══ Information provided ══

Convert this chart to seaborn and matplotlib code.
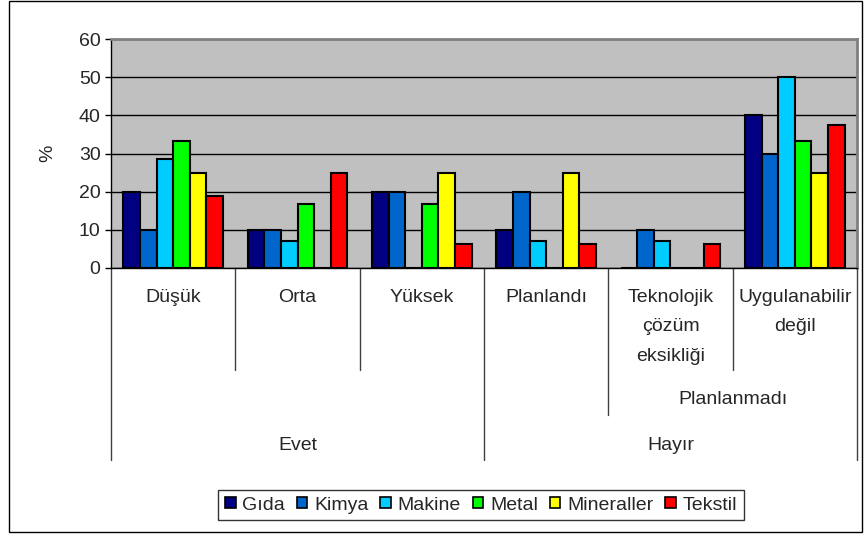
import seaborn as sns
import pandas as pd
import numpy as np
import matplotlib.pyplot as plt
import matplotlib.transforms as mtrans
from matplotlib.patches import Patch, Rectangle

# data (% of firms per sector)
categories = ["Düşük", "Orta", "Yüksek", "Planlandı",
              "Teknolojik\nçözüm\neksikliği", "Uygulanabilir\ndeğil"]
sectors = ["Gıda", "Kimya", "Makine", "Metal", "Mineraller", "Tekstil"]
gida = [20, 10, 20, 10, 0, 40]
kimya = [10, 10, 20, 20, 10, 30]
makine = [28.6, 7.1, 0, 7.1, 7.1, 50]
metal = [33.3, 16.7, 16.7, 0, 0, 33.3]
mineraller = [25, 0, 25, 25, 0, 25]
tekstil = [18.75, 25, 6.25, 6.25, 6.25, 37.5]
colors = ["#000080", "#0066CC", "#00CCFF", "#00FF00", "#FFFF00", "#FF0000"]

# upper grouping levels
level2 = [("Planlanmadı", 4, 5)]
level3 = [("Evet", 0, 2), ("Hayır", 3, 5)]

series = [gida, kimya, makine, metal, mineraller, tekstil]
rows = []
for s, vals in zip(sectors, series):
    for c, v in zip(categories, vals):
        rows.append({"kategori": c, "sektor": s, "deger": v})
df = pd.DataFrame(rows)

sns.set_style("white")
plt.rcParams['font.family'] = ['Liberation Sans', 'DejaVu Sans']
FS = 14

W, H = 864, 535
fig = plt.figure(figsize=(W / 100, H / 100), dpi=100)
ax = fig.add_axes([111 / W, 1 - 268 / H, (857 - 111) / W, (268 - 39) / H])
ax.set_facecolor("#C0C0C0")

sns.barplot(data=df, x="kategori", y="deger", hue="sektor", order=categories,
            hue_order=sectors, palette=colors, width=0.8, edgecolor="black",
            linewidth=1.5, saturation=1, ax=ax, zorder=3, legend=False)

ax.set_xlim(-0.5, len(categories) - 0.5)
ax.set_ylim(0, 60)
ax.set_yticks(np.arange(0, 61, 10))
ax.yaxis.grid(True, color="black", linewidth=1)
ax.set_axisbelow(True)
ax.tick_params(axis="y", direction="out", length=4.5, width=1, color="black",
               labelsize=FS, left=True, pad=3)
ax.set_xticks([])
ax.set_xlabel("")
ax.set_ylabel("")
for side in ["top", "right"]:
    ax.spines[side].set_color("#808080")
    ax.spines[side].set_linewidth(2)
for side in ["left", "bottom"]:
    ax.spines[side].set_color("black")
    ax.spines[side].set_linewidth(1)

fig.text(48 / W, 1 - 153 / H, "%", rotation=90, ha="center", va="center", fontsize=FS)

# multi level category axis
tr = mtrans.blended_transform_factory(ax.transData, fig.transFigure)

def py(p):
    return 1 - p / H

line_ends = {-0.5: 460, 0.5: 370, 1.5: 370, 2.5: 460, 3.5: 415, 4.5: 370, 5.5: 460}
for xv, yend in line_ends.items():
    ax.plot([xv, xv], [py(268), py(yend)], transform=tr, color="#404040",
            linewidth=1, clip_on=False)

for i, c in enumerate(categories):
    ax.text(i, py(289), c, transform=tr, ha="center", va="top", fontsize=FS,
            linespacing=1.95)
for name, a, b in level2:
    ax.text((a + b) / 2, py(400), name, transform=tr, ha="center", va="center", fontsize=FS)
for name, a, b in level3:
    ax.text((a + b) / 2, py(445), name, transform=tr, ha="center", va="center", fontsize=FS)

handles = [Patch(facecolor=col, edgecolor="black", linewidth=1.2) for col in colors]
leg = fig.legend(handles, sectors, loc="center", bbox_to_anchor=(481 / W, py(505)),
                 ncol=6, fontsize=FS, frameon=True, fancybox=False, shadow=False,
                 handlelength=0.55, handleheight=0.55, handletextpad=0.35,
                 columnspacing=0.6, borderpad=0.35, borderaxespad=0)
leg.get_frame().set_edgecolor("black")
leg.get_frame().set_linewidth(1)

fig.patches.append(Rectangle((9 / W, 1 - 532 / H), (862 - 9) / W, (532 - 1) / H,
                             transform=fig.transFigure, fill=False,
                             edgecolor="black", linewidth=1))

fig.savefig("out.png", dpi=100)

═══

Prompt: Using the material above, set down every line exactly, but skip the pictures.

Exercise response:
Convert this chart to seaborn and matplotlib code.
import seaborn as sns
import pandas as pd
import numpy as np
import matplotlib.pyplot as plt
import matplotlib.transforms as mtrans
from matplotlib.patches import Patch, Rectangle

# data (% of firms per sector)
categories = ["Düşük", "Orta", "Yüksek", "Planlandı",
              "Teknolojik\nçözüm\neksikliği", "Uygulanabilir\ndeğil"]
sectors = ["Gıda", "Kimya", "Makine", "Metal", "Mineraller", "Tekstil"]
gida = [20, 10, 20, 10, 0, 40]
kimya = [10, 10, 20, 20, 10, 30]
makine = [28.6, 7.1, 0, 7.1, 7.1, 50]
metal = [33.3, 16.7, 16.7, 0, 0, 33.3]
mineraller = [25, 0, 25, 25, 0, 25]
tekstil = [18.75, 25, 6.25, 6.25, 6.25, 37.5]
colors = ["#000080", "#0066CC", "#00CCFF", "#00FF00", "#FFFF00", "#FF0000"]

# upper grouping levels
level2 = [("Planlanmadı", 4, 5)]
level3 = [("Evet", 0, 2), ("Hayır", 3, 5)]

series = [gida, kimya, makine, metal, mineraller, tekstil]
rows = []
for s, vals in zip(sectors, series):
    for c, v in zip(categories, vals):
        rows.append({"kategori": c, "sektor": s, "deger": v})
df = pd.DataFrame(rows)

sns.set_style("white")
plt.rcParams['font.family'] = ['Liberation Sans', 'DejaVu Sans']
FS = 14

W, H = 864, 535
fig = plt.figure(figsize=(W / 100, H / 100), dpi=100)
ax = fig.add_axes([111 / W, 1 - 268 / H, (857 - 111) / W, (268 - 39) / H])
ax.set_facecolor("#C0C0C0")

sns.barplot(data=df, x="kategori", y="deger", hue="sektor", order=categories,
            hue_order=sectors, palette=colors, width=0.8, edgecolor="black",
            linewidth=1.5, saturation=1, ax=ax, zorder=3, legend=False)

ax.set_xlim(-0.5, len(categories) - 0.5)
ax.set_ylim(0, 60)
ax.set_yticks(np.arange(0, 61, 10))
ax.yaxis.grid(True, color="black", linewidth=1)
ax.set_axisbelow(True)
ax.tick_params(axis="y", direction="out", length=4.5, width=1, color="black",
               labelsize=FS, left=True, pad=3)
ax.set_xticks([])
ax.set_xlabel("")
ax.set_ylabel("")
for side in ["top", "right"]:
    ax.spines[side].set_color("#808080")
    ax.spines[side].set_linewidth(2)
for side in ["left", "bottom"]:
    ax.spines[side].set_color("black")
    ax.spines[side].set_linewidth(1)

fig.text(48 / W, 1 - 153 / H, "%", rotation=90, ha="center", va="center", fontsize=FS)

# multi level category axis
tr = mtrans.blended_transform_factory(ax.transData, fig.transFigure)

def py(p):
    return 1 - p / H

line_ends = {-0.5: 460, 0.5: 370, 1.5: 370, 2.5: 460, 3.5: 415, 4.5: 370, 5.5: 460}
for xv, yend in line_ends.items():
    ax.plot([xv, xv], [py(268), py(yend)], transform=tr, color="#404040",
            linewidth=1, clip_on=False)

for i, c in enumerate(categories):
    ax.text(i, py(289), c, transform=tr, ha="center", va="top", fontsize=FS,
            linespacing=1.95)
for name, a, b in level2:
    ax.text((a + b) / 2, py(400), name, transform=tr, ha="center", va="center", fontsize=FS)
for name, a, b in level3:
    ax.text((a + b) / 2, py(445), name, transform=tr, ha="center", va="center", fontsize=FS)

handles = [Patch(facecolor=col, edgecolor="black", linewidth=1.2) for col in colors]
leg = fig.legend(handles, sectors, loc="center", bbox_to_anchor=(481 / W, py(505)),
                 ncol=6, fontsize=FS, frameon=True, fancybox=False, shadow=False,
                 handlelength=0.55, handleheight=0.55, handletextpad=0.35,
                 columnspacing=0.6, borderpad=0.35, borderaxespad=0)
leg.get_frame().set_edgecolor("black")
leg.get_frame().set_linewidth(1)

fig.patches.append(Rectangle((9 / W, 1 - 532 / H), (862 - 9) / W, (532 - 1) / H,
                             transform=fig.transFigure, fill=False,
                             edgecolor="black", linewidth=1))

fig.savefig("out.png", dpi=100)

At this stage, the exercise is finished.